Dorothy Height, Courting Rice, the National Council of Negro Women’s Chair, championed her for Secretary of State saying, “She will be following in the footsteps of our founder, Mary McLeod Bethune.  The first black woman to be called upon for policy help by the White House, when Republican President Calvin Coolidge asked her to take part in a conference on child care in 1928.  She went on to work with Republican and Democratic presidents while always fighting to advance the interests of Black women and children”.  But Dr. Rice is hardly a Dr.
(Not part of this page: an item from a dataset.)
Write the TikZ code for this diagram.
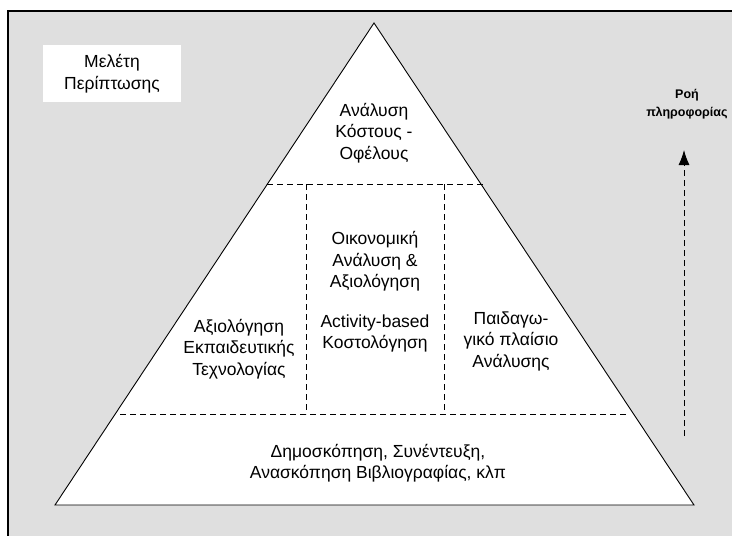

Bethune, whose legacy is etched in Black History and started Bethune-Cookman College. 

Rice’s “voice of fairness” rings as that of “the controlling interest” among many people of color.   Reassuring Arabs,  that the U.S. only wanted to bring "diplomacy and freedom" to the Middle East, Rice was lambasted in a Jordanian newspaper that said: "As for you, black Condoleezza Rice, swallow your tongue, remember your origins and stop talking about liberation and freedom.  Have you not been taught by your cowboy masters that 'slaves' cannot liberate themselves, that they are not capable to capture the large Islamic world whose cultural roots are planted in the depths of history. The slaves who are happy with their enslavement, O Condoleezza, will continue to be enslaved. They will never be free and will never free others."

The editorial caused uproar among America’s establishment, but if Dr. Rice is to rival Dr. Bethune in history, she must reveal more “affirmative actions” regarding fighting to advance interests of blacks.